I saw from the enormous tracks in the snow that a huge and heavy creature had wandered into the hunting run. And next to the first set of tracks was a second, slightly smaller set. Two animals. I looked in the direction indicated by the tracks, but the trail turned and the forest grew close, so I could not see far.
“The tracks are new,” the prince observed. “The creatures can be but a little distance ahead of us. We will loose the dogs. Ready your spears.” He turned his horse and shouted, “Release the dogs!”
Freed from the leash, the three hounds—all that were left of the king’s hunting pack—raced after the quarry. We lashed our horses to follow. The cold wind bit our hands and faces as the horses’ driving hooves kicked up a spray of snow. Along the trail we flew, spears level, slicing the chill air.
The narrow corridor of the hunting run turned, and we rounded the bend to see that it ended
at an outcropping of stone a short way ahead. Tumbled slabs of moss-covered stone thrust up from the level ground, forming a toothy, jagged wall atop a small mound. And before this gray green mounded wall stood two aurochs, enormous beasts, an adult and a youngster—a cow and her calf, I guessed—by the look of them, exhausted.
The smaller animal was a young bull, huge and sleek and black, its enormous shoulder hump rising like a dark hill above the broad plain of its back. Its mother was even larger—a massive mountain of flesh and hide, hoof and horn. Separated from their herd, the beasts had grown weak with hunger and thirst. They had stumbled into the run and lacked the wit to realize the danger. These great creatures know few predators; lords of the forest, they are seldom challenged—even by the wolves which will only attack an old or enfeebled animal.
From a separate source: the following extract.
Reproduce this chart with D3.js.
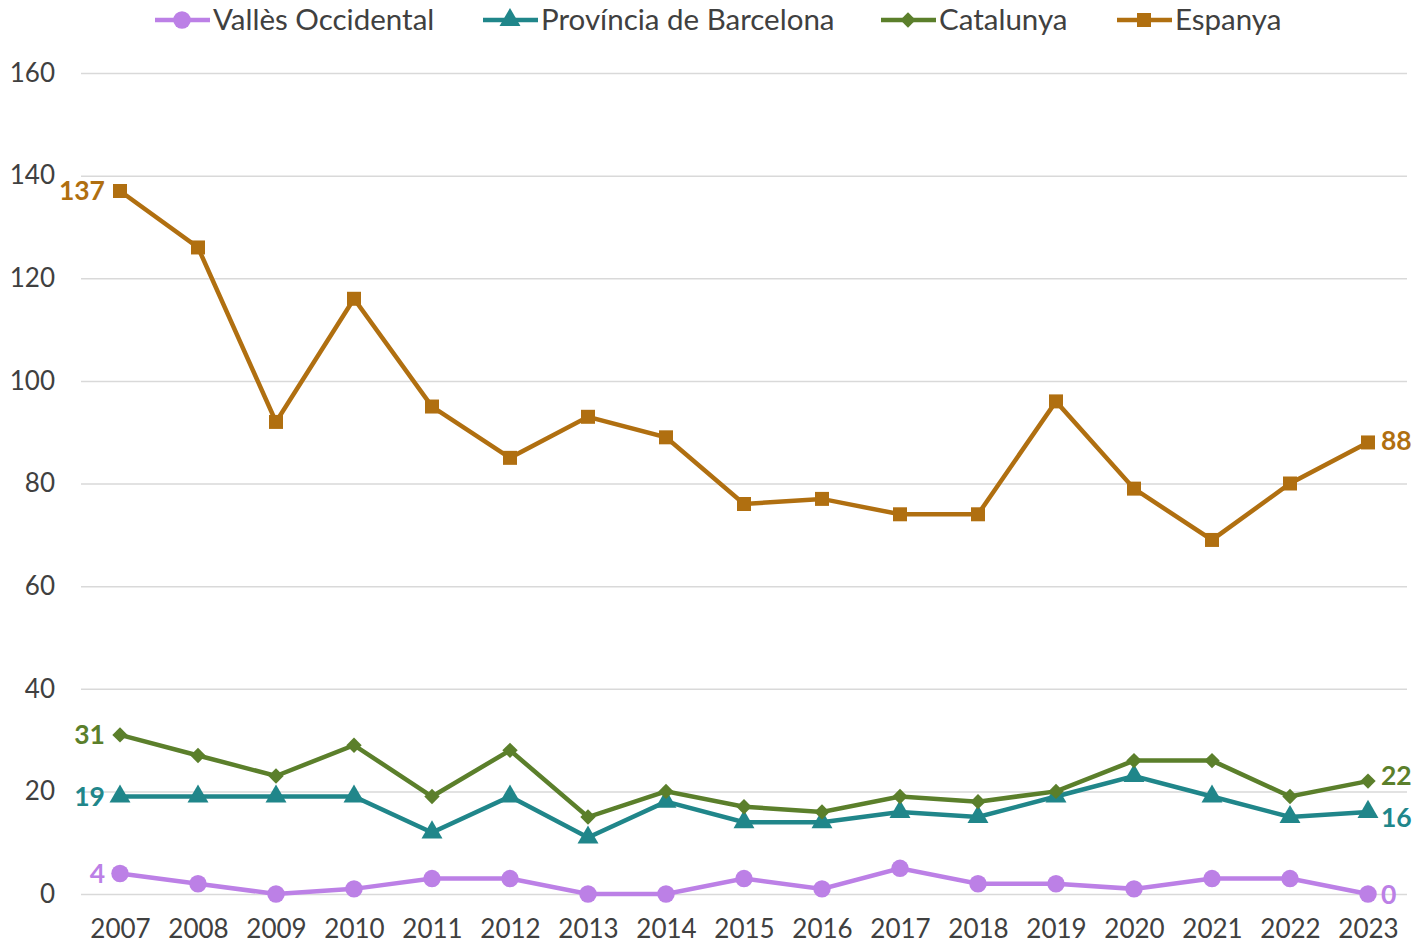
<!DOCTYPE html>
<html>
<head>
<meta charset="utf-8">
<script src="https://cdn.jsdelivr.net/npm/d3@7"></script>
<style>
  body { margin: 0; background: #fff; }
  svg { display: block; font-family: Lato, "Open Sans", sans-serif; }
  .grid line { stroke: #d9d9d9; stroke-width: 1.5; }
  .tick text { fill: #404040; font-size: 26px; font-family: Lato, "Open Sans", sans-serif; }
</style>
</head>
<body>
<svg id="chart" width="1413" height="943"></svg>
<script>
var years = ["2007","2008","2009","2010","2011","2012","2013","2014","2015","2016","2017","2018","2019","2020","2021","2022","2023"];
var valles    = [4, 2, 0, 1, 3, 3, 0, 0, 3, 1, 5, 2, 2, 1, 3, 3, 0];
var provincia = [19, 19, 19, 19, 12, 19, 11, 18, 14, 14, 16, 15, 19, 23, 19, 15, 16];
var catalunya = [31, 27, 23, 29, 19, 28, 15, 20, 17, 16, 19, 18, 20, 26, 26, 19, 22];
var espanya   = [137, 126, 92, 116, 95, 85, 93, 89, 76, 77, 74, 74, 96, 79, 69, 80, 88];
var yTicks = [0, 20, 40, 60, 80, 100, 120, 140, 160];

// endDy: vertical nudge of the last-point label; rot: marker rotation
var series = [
  { name: "Vallès Occidental",      values: valles,    color: "#bc80e6", symbol: d3.symbolCircle,   size: 240, rot: 0,  endDy: 1 },
  { name: "Província de Barcelona", values: provincia, color: "#20868a", symbol: d3.symbolTriangle, size: 190, rot: 0,  endDy: 6 },
  { name: "Catalunya",              values: catalunya, color: "#5b7f2b", symbol: d3.symbolSquare,   size: 118, rot: 45, endDy: -5 },
  { name: "Espanya",                values: espanya,   color: "#b06f10", symbol: d3.symbolSquare,   size: 196, rot: 0,  endDy: -2 }
];

var svg = d3.select("#chart");
var plotLeft = 81, plotRight = 1407, plotTop = 73, plotBottom = 894;

var x = d3.scalePoint().domain(years).range([plotLeft, plotRight]).padding(0.5);
var y = d3.scaleLinear().domain([0, 160]).range([plotBottom, plotTop]);

// ── Grid + y axis ──────────────────────────────────────────────
svg.append("g")
  .attr("class", "grid")
  .attr("transform", "translate(" + plotLeft + ",0)")
  .call(d3.axisLeft(y).tickValues(yTicks).tickSize(-(plotRight - plotLeft)).tickFormat(""))
  .call(function (g) { g.select(".domain").remove(); });

svg.append("g")
  .attr("transform", "translate(" + plotLeft + ",0)")
  .call(d3.axisLeft(y).tickValues(yTicks).tickSize(0).tickPadding(26))
  .call(function (g) { g.select(".domain").remove(); });

// ── X axis ─────────────────────────────────────────────────────
svg.append("g")
  .attr("transform", "translate(0," + plotBottom + ")")
  .call(d3.axisBottom(x).tickSize(0).tickPadding(26))
  .call(function (g) { g.select(".domain").remove(); });

// ── Lines and markers ──────────────────────────────────────────
var line = d3.line()
  .x(function (d, i) { return x(years[i]); })
  .y(function (d) { return y(d); });

series.forEach(function (s) {
  svg.append("path")
    .attr("d", line(s.values))
    .attr("fill", "none")
    .attr("stroke", s.color)
    .attr("stroke-width", 4.5);

  svg.selectAll(null)
    .data(s.values)
    .enter()
    .append("path")
    .attr("transform", function (d, i) {
      return "translate(" + x(years[i]) + "," + y(d) + ") rotate(" + s.rot + ")";
    })
    .attr("d", d3.symbol().type(s.symbol).size(s.size))
    .attr("fill", s.color);

  // first and last labels
  var n = s.values.length;
  svg.append("text")
    .attr("x", x(years[0]) - 15)
    .attr("y", y(s.values[0]))
    .attr("dy", "0.35em")
    .attr("text-anchor", "end")
    .attr("fill", s.color)
    .attr("font-size", 26.5)
    .attr("font-weight", "bold")
    .text(s.values[0]);

  svg.append("text")
    .attr("x", x(years[n - 1]) + 13)
    .attr("y", y(s.values[n - 1]) + s.endDy)
    .attr("dy", "0.35em")
    .attr("fill", s.color)
    .attr("font-size", 26.5)
    .attr("font-weight", "bold")
    .text(s.values[n - 1]);
});

// ── Legend ─────────────────────────────────────────────────────
var legendX = [155, 483, 881, 1117];
series.forEach(function (s, i) {
  var g = svg.append("g").attr("transform", "translate(" + legendX[i] + ",20)");
  g.append("line").attr("x1", 0).attr("x2", 55).attr("stroke", s.color).attr("stroke-width", 4.5);
  g.append("path")
    .attr("transform", "translate(27,0) rotate(" + s.rot + ")")
    .attr("d", d3.symbol().type(s.symbol).size(s.size))
    .attr("fill", s.color);
  g.append("text")
    .attr("x", 58)
    .attr("dy", "0.35em")
    .attr("fill", "#404040")
    .attr("font-size", 29.5)
    .text(s.name);
});
</script>
</body>
</html>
At first glimpse of the beasts, the dogs sounded. Their long, quavering cry pierced the air and echoed down the run. At the first shivering note, the aurochs made to bolt, but saw that they were trapped by the close-grown pines and blackthorn thickets on either side. As the dogs raced swiftly toward them, the larger aurochs trotted forward and stopped stiff-legged to await its attackers. The young bull remained behind its mother, safe for the moment.
On Ynys Sci I had taken part in many hunts, but never hunted an aurochs. Indeed, I had never before seen one of these secretive beasts in the flesh. Seeing one now, even from a fair distance, I marveled at its size. Closer, it made our horses seem small, foolishly delicate creatures— more like deer than the mounts of warriors.
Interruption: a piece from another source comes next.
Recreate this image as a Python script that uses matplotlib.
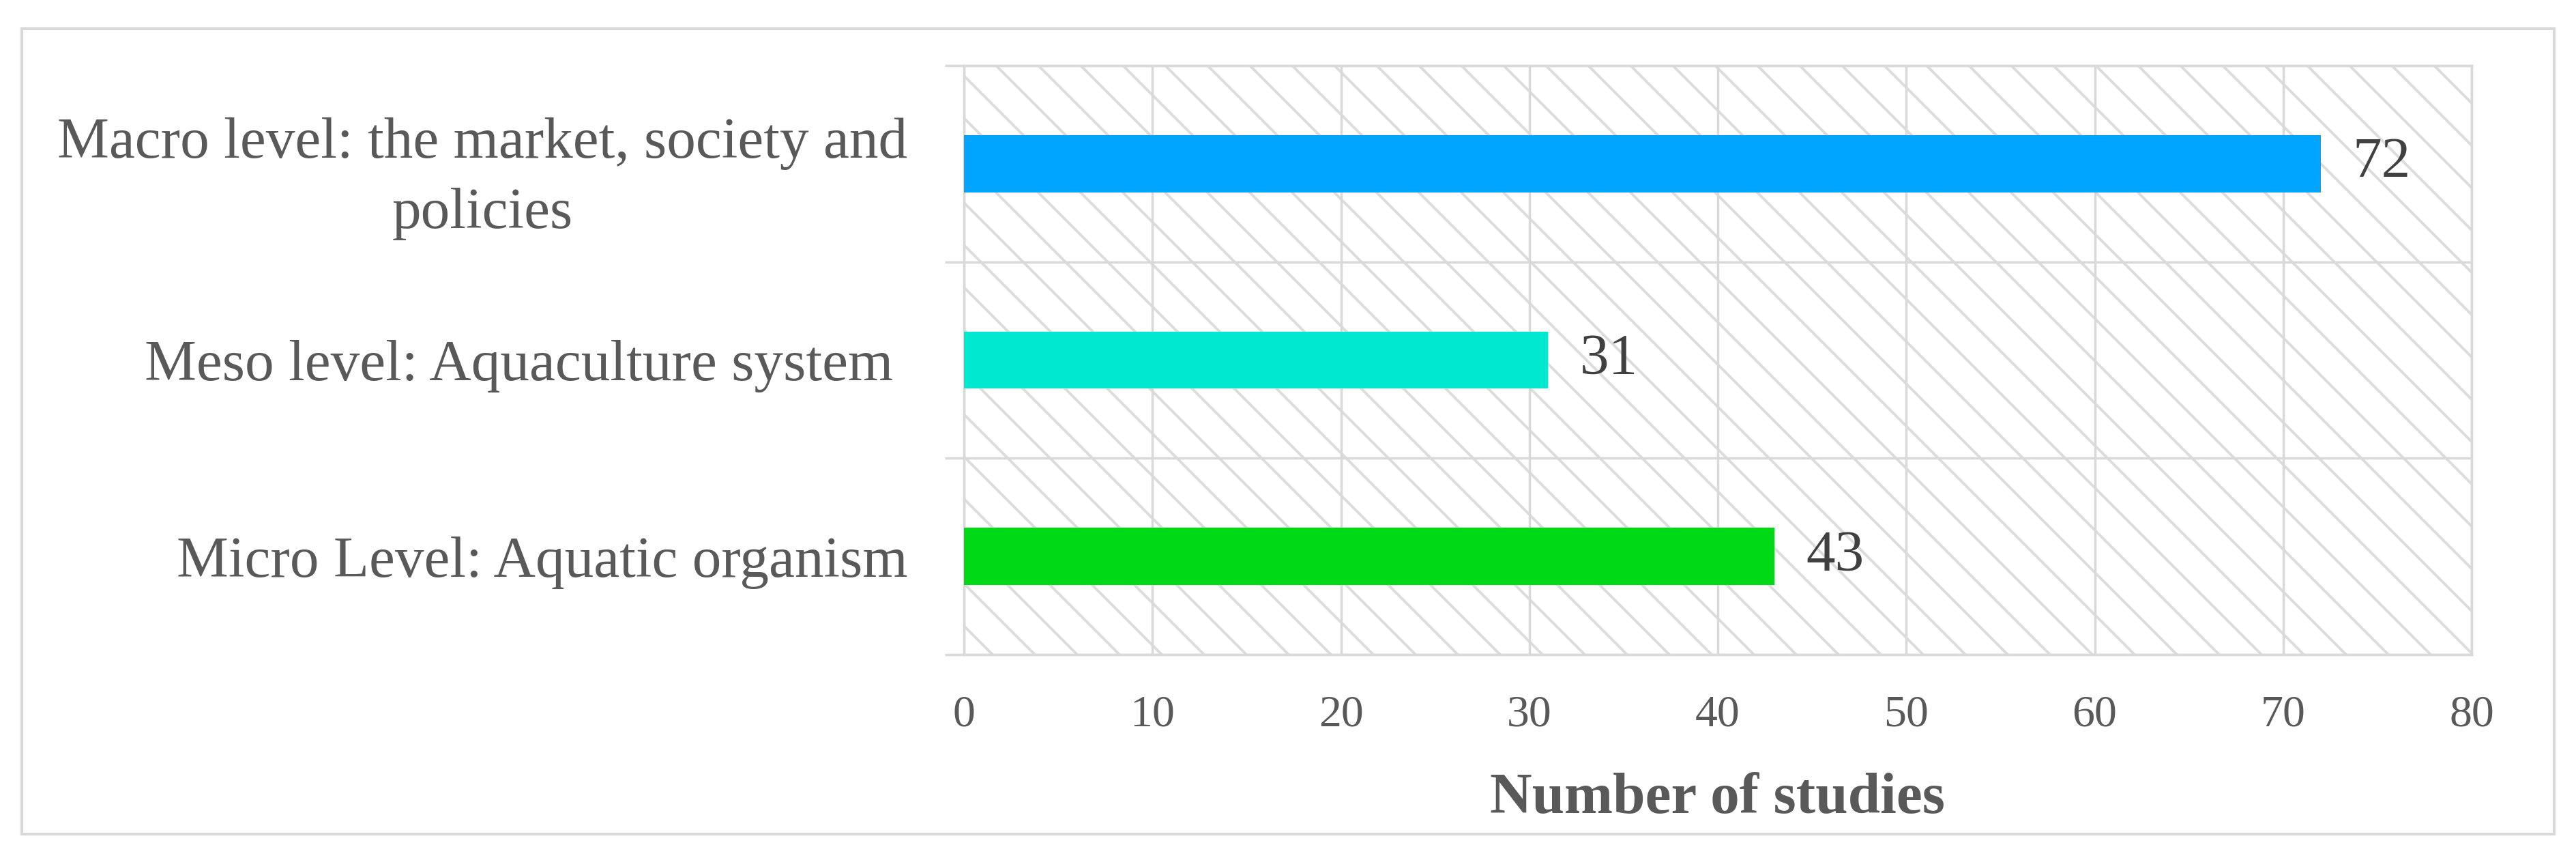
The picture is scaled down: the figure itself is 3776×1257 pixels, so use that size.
import matplotlib
matplotlib.use("Agg")
import matplotlib.pyplot as plt
from matplotlib.patches import Rectangle
import numpy as np

# ---- data ----
categories = ["Micro Level: Aquatic organism",
              "Meso level: Aquaculture system ",
              "Macro level: the market, society and\npolicies"]
values = [43, 31, 72]
bar_colors = ["#00d916", "#00e8cf", "#00a5ff"]
xticks = [0, 10, 20, 30, 40, 50, 60, 70, 80]
xlabel = "Number of studies"

DPI = 186
GRID = "#d9d9d9"
HATCH = "#dcdcdc"
plt.rcParams["font.family"] = ["Liberation Serif", "DejaVu Serif"]
plt.rcParams["hatch.color"] = HATCH
plt.rcParams["hatch.linewidth"] = 1.5

fig = plt.figure(figsize=(3776 / DPI, 1257 / DPI), dpi=DPI)
fig.patch.set_facecolor("white")

# outer frame
fig.patches.append(Rectangle((32 / 3776, 1 - 1222 / 1257), (3744 - 32) / 3776,
                             (1222 - 42) / 1257, transform=fig.transFigure,
                             fill=False, edgecolor=GRID, linewidth=1.6, zorder=0))

ax = fig.add_axes([1413 / 3776, 1 - 959 / 1257, (3623 - 1413) / 3776, (959 - 96) / 1257])
ax.patch.set_facecolor("white")
ax.patch.set_hatch("\\")
ax.patch.set_edgecolor(HATCH)
ax.patch.set_linewidth(0)

y = np.arange(len(categories))
ax.barh(y, values, height=0.29, color=bar_colors, zorder=3)

ax.set_xlim(xticks[0], xticks[-1])
ax.set_ylim(-0.5, len(categories) - 0.5)

# x axis
ax.set_xticks(xticks)
ax.set_xticklabels([str(t) for t in xticks])
ax.tick_params(axis="x", length=0, pad=23, labelsize=25.5, labelcolor="#595959")

# y axis: boundaries as major ticks, labels at centers as minor ticks
ax.set_yticks(np.arange(-0.5, len(categories), 1.0))
ax.set_yticklabels([])
ax.tick_params(axis="y", which="major", length=10.8, width=1.35, color=GRID)
ax.set_yticks(y, minor=True)
ax.set_yticklabels(categories, minor=True, fontsize=33, color="#595959",
                   linespacing=1.45, multialignment="center")
ax.tick_params(axis="y", which="minor", length=0, pad=32)

ax.grid(True, which="major", axis="both", color=GRID, linewidth=1.35, zorder=1)
ax.set_axisbelow(True)
for s in ax.spines.values():
    s.set_color(GRID)
    s.set_linewidth(1.35)

for yi, v in zip(y, values):
    ax.annotate(str(v), xy=(v, yi), xytext=(18, 0), textcoords="offset points",
                va="center", ha="left", fontsize=33, color="#404040", zorder=4)

ax.set_xlabel(xlabel, fontsize=33, fontweight="bold", color="#595959", labelpad=21)

fig.savefig("out.png", dpi=DPI, facecolor="white")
I thought the beast would charge us. But it remained steadfast, with stiffened legs and lowered head. The wide-sweeping horns, sharp as spearpoints and strong as iron, tilted toward us. One misstep and both horse and rider would be impaled; those gracefully curved weapons would rip the belly of a horse wide open, or pass like an arrow through the body of a man. One mistake and the unlucky hunter would not live to make another.
Heedless of the danger, the hunters raced ahead, raising the hunting cry, flying full-voiced down the run. Like keening eagles we swooped toward our prey. The aurochs stood like a massive black boulder in our path, waiting patiently. Not a muscle twitched, not a nostril quivered. Likely, the animal had never been attacked, and even now did not sense the peril hurtling down upon it.